New York was magic. She got a job, made friends, went to a Harlem dance club and pretended to be drunk, so as not to stand out. But the Hudson wasn’t Alabama, and after a month she missed Gee’s Bend in her bones. When Wisdom wrote that it was time to come home, she agreed.

And when she did, Rubin apologized.

Just as she dreamed he would.

Right after he died, Rubin visited Mary Lee, and he was mighty sore. He came to her in the middle of the night and ordered her not to sleep in their bed anymore, out of respect. Then he lay down beside her, draped a heavy arm over her hip, and they slept together one last time in the bed they’d shared for 36 years.

When the sun rose, he stood and walked out the door, dissolving into the white light. ‘And I ain’t never had no more trouble from him again,’ Mary Lee says.

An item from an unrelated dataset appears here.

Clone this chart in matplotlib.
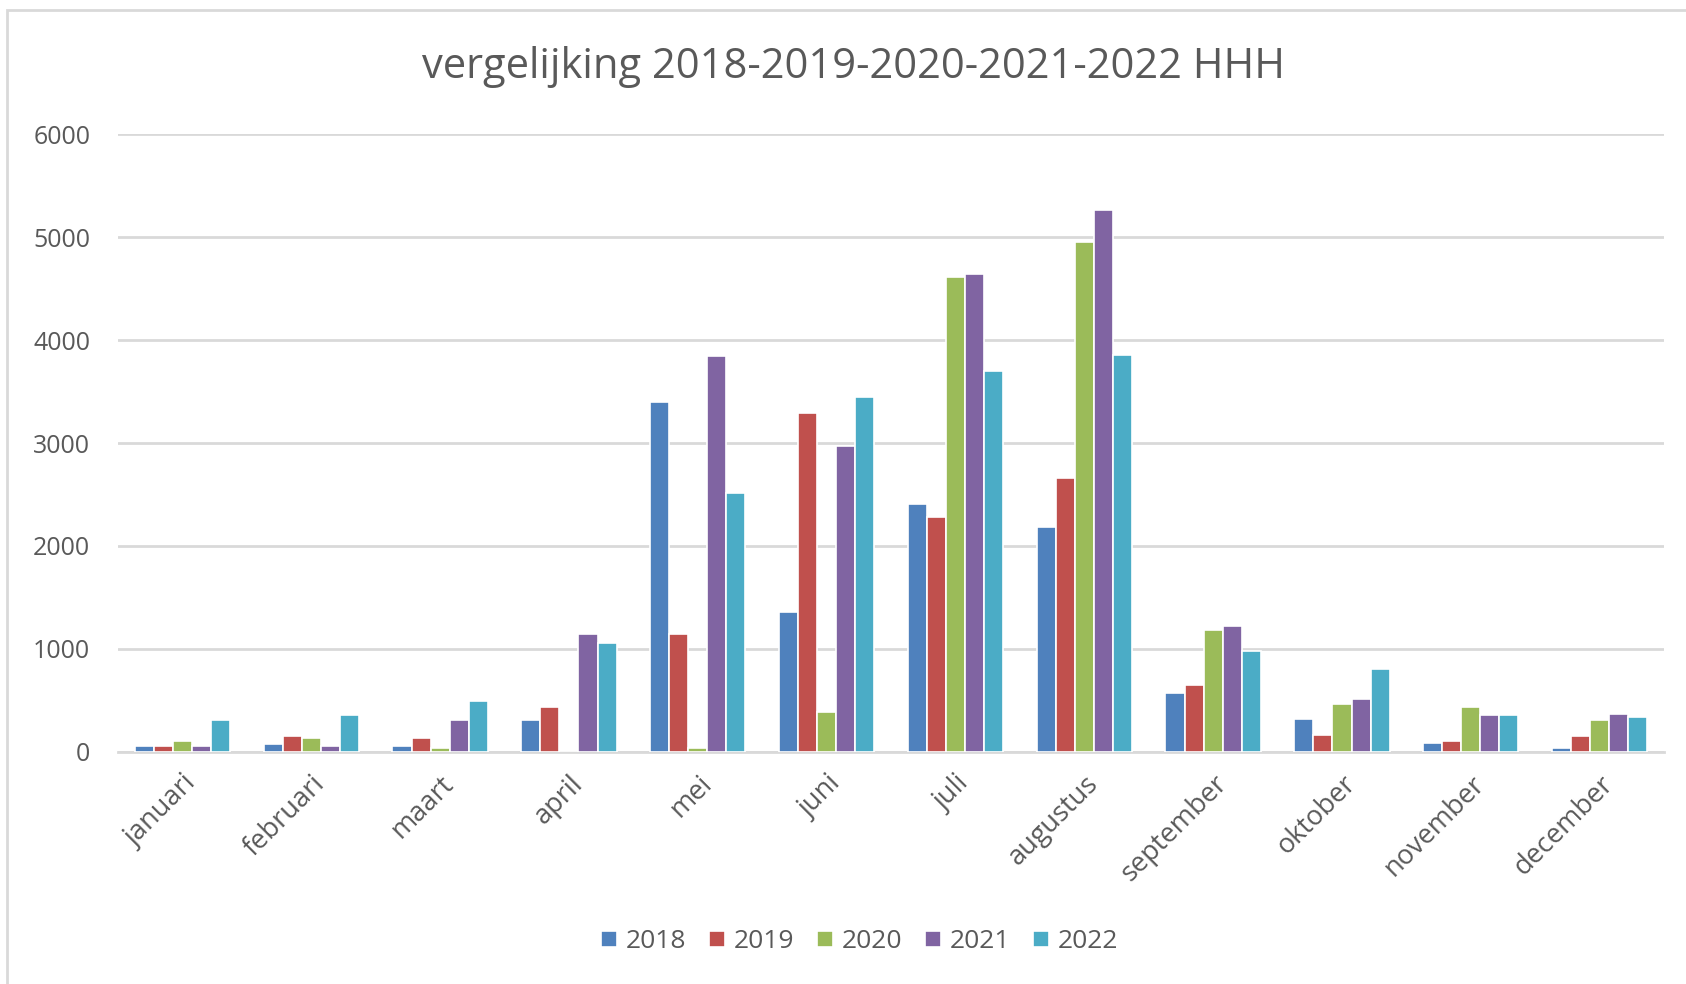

Every night since, she’s slept in her spare bedroom, honoring a difficult husband’s last request. Rubin was a hard man to love, but she ‘loved him harder than anybody.’ Besides, he wasn’t the only man who beat Mary Lee. Every man in her life raised a hand to her in anger. Wisdom didn’t hesitate when she disobeyed. Wisdom’s uncle, Isom, whipped her soundly when she was young, for being willful. A blind former slave, Isom didn’t understand that a girl born beside a willful river can’t help but be willful now and then.

People always ask Mary Lee about the U-shaped scar on her hairline, which bears a striking resemblance to a map of the river bend. ‘When Rubin did this to me,’ she says, fingering her forehead, ‘that was the worst day of my life, because my face stayed swollen, and I ain’t had no money to go to the doctor. I just put some home remedy thing on my face. Used to keep my hair combed to that side.’

As she got braver about showing the scar, people got bolder about staring. Every time they’d ask, she’d give them the faraway look and mumble, ‘Long story.’

It’s been Mary Lee’s experience that, even more than death, people are terrified at the prospect of a long story.